Apr 08, 2007 01:43
I havent writen in so damn long aha sorry. Ive been real busy with friends, the boyfriend(ex) and family I guess.
Ive been dealing with shit on my own alot latly. I went to a party something horrible happened. I think Im healing from it. It has made me alot stronger, also its made me really scared. I trust no one now and the one I did trust fucked me over so bad.

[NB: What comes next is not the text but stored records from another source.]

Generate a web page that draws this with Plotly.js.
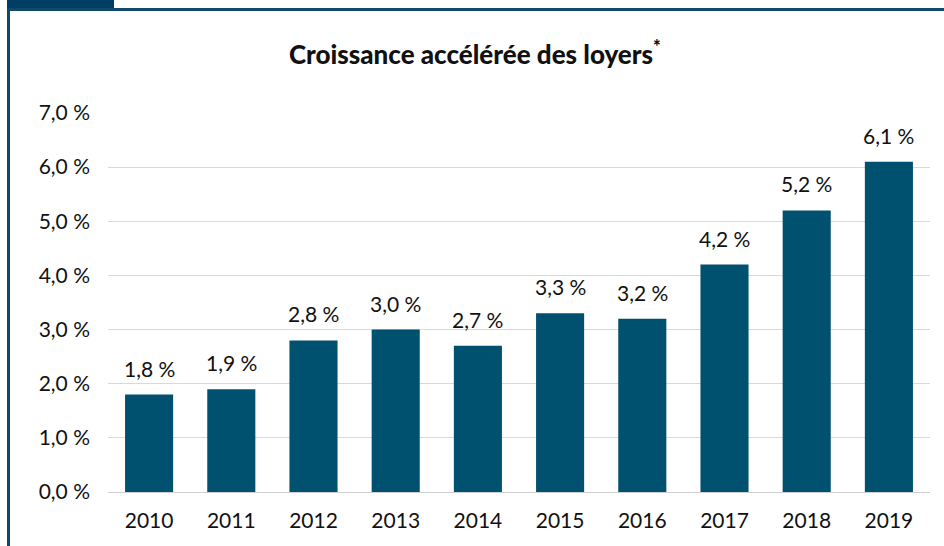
<!DOCTYPE html>
<html><head><meta charset="utf-8">
<script src="https://cdn.plot.ly/plotly-3.0.1.min.js"></script>
<style>
html,body{margin:0;padding:0;background:#fff;}
#wrap{position:relative;width:944px;height:546px;overflow:hidden;}
#chart{position:absolute;left:0;top:0;width:944px;height:546px;}
.deco{position:absolute;background:#0f4a6b;z-index:5;}
</style></head>
<body>
<div id="wrap">
<div id="chart"></div>
<div class="deco" style="left:7px;top:0;width:107px;height:11px;background:#003f63;"></div>
<div class="deco" style="left:7px;top:8px;width:937px;height:3px;"></div>
<div class="deco" style="left:7px;top:8px;width:3px;height:538px;"></div>
</div>
<script>
const years = ['2010','2011','2012','2013','2014','2015','2016','2017','2018','2019'];
const growth = [1.8, 1.9, 2.8, 3.0, 2.7, 3.3, 3.2, 4.2, 5.2, 6.1];
const yTicks = [0,1,2,3,4,5,6,7];

const font = '"Lato", "Open Sans", sans-serif';
const fmt = v => v.toFixed(1).replace('.', ',') + ' %';
const yTickText = yTicks.map(fmt);

const annotations = years.map((yr, i) => ({
  x: i, y: growth[i], xref: 'x', yref: 'y',
  text: fmt(growth[i]), showarrow: false,
  yanchor: 'bottom', yshift: 12,
  font: {family: font, size: 21, color: '#111'}
}));

Plotly.newPlot('chart', [{
  type: 'bar',
  x: years,
  y: growth,
  marker: {color: '#00506f'},
  hoverinfo: 'none'
}], {
  width: 944, height: 546,
  margin: {l: 108, r: 14, t: 113, b: 54},
  paper_bgcolor: '#fff', plot_bgcolor: '#fff',
  bargap: 0.415,
  showlegend: false,
  annotations: annotations,
  title: {text: 'Croissance accélérée des loyers<sup>*</sup>', x: 0.503, xanchor: 'center', y: 0.9, yanchor: 'middle', font: {family: font, size: 26, weight: 900, color: '#111'}},
  xaxis: {type: 'category', tickfont: {family: font, size: 21, color: '#111'}, showline: false, ticks: '', ticklabelstandoff: 14, fixedrange: true},
  yaxis: {range: [0, 7], tickvals: yTicks, ticktext: yTickText, tickfont: {family: font, size: 21, color: '#111'}, gridcolor: '#d9d9d9', gridwidth: 1, zeroline: true, zerolinecolor: '#cfcfcf', zerolinewidth: 1, showline: false, ticks: '', ticklabelstandoff: 17, fixedrange: true}
}, {displayModeBar: false, staticPlot: true});
</script>
</body></html>
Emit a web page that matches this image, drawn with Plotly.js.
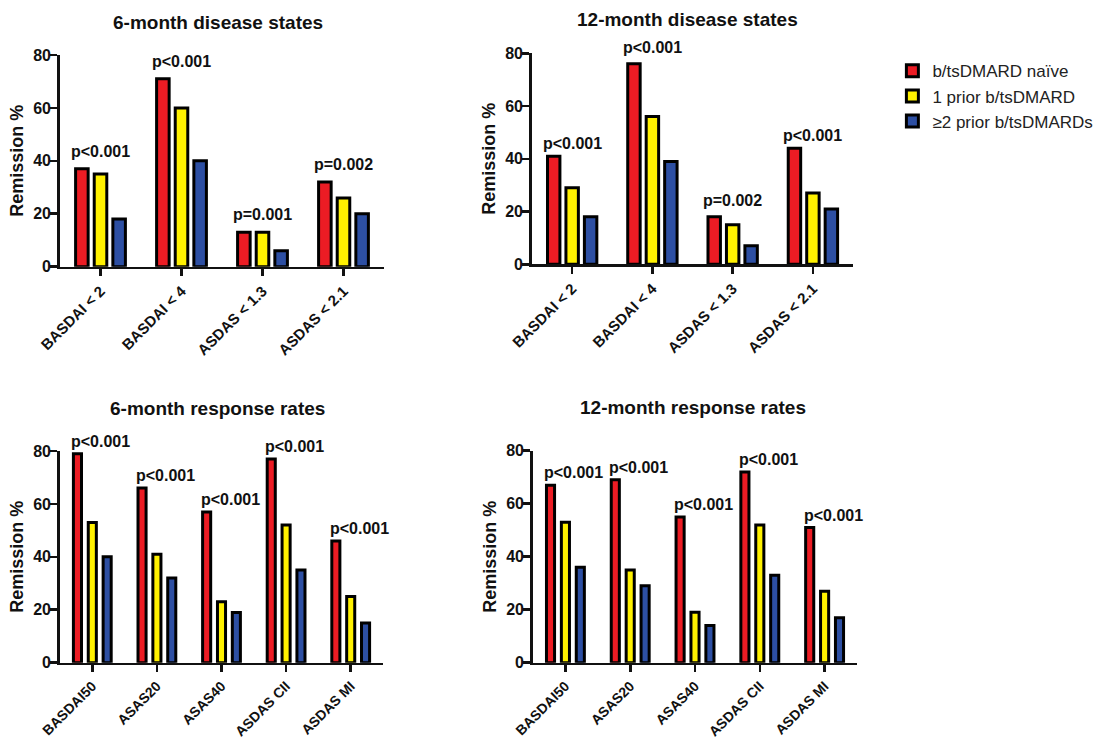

His name is Jeremy. I fell for him pretty hard and really fast. I thought he felt the same for me. We started dating Feb. 2nd and we broke up April 6th. I left him because he kept hurting me and I couldnt go threw it anymore. He would always be flirting with some other girl. He would always get me to think I did something wrong. He'd always turn everything around on me. It was sooo great in the begining he was my everything and I was his. He cheated on me 3 weeks later, I took him back, he told me he'd never do it again and that he loves me. I shouldve never taken him back. He just hurt me 10 times more, He flirted and ask some other girl to marry him. So many people told me about him and all my friends hated him after like the first month I should have listened. I kept telling my self "Sam things will get better between you and him. Just push threw it all. Dont give up". He made me give up I told everyone I wouldnt back down til it killed me. Well it did. I hate giving up but I just couldnt do it anymore he needed to deside if he wants to be with me and ONLY me. I gave him a week but I dont think Im going to take him back. I dont think I can handle going threw this shit anymore. This Katie girl he likes doent even fucking like him back aaha way to go. I find that sooo funny. Im not in love with him I tricked my self to believe so but dont get me wrong I do for sure love him. I miss him alot.
Im doing better with the Katie thing. Im starting to realize she isnt coming back and shes happy. I just wish I could let her go bt its too hard for me.
Ive been arrested 2 times since the 23rd ahah for the same thing drinking woo go me. Im so dumb some times but whateverr Im over it.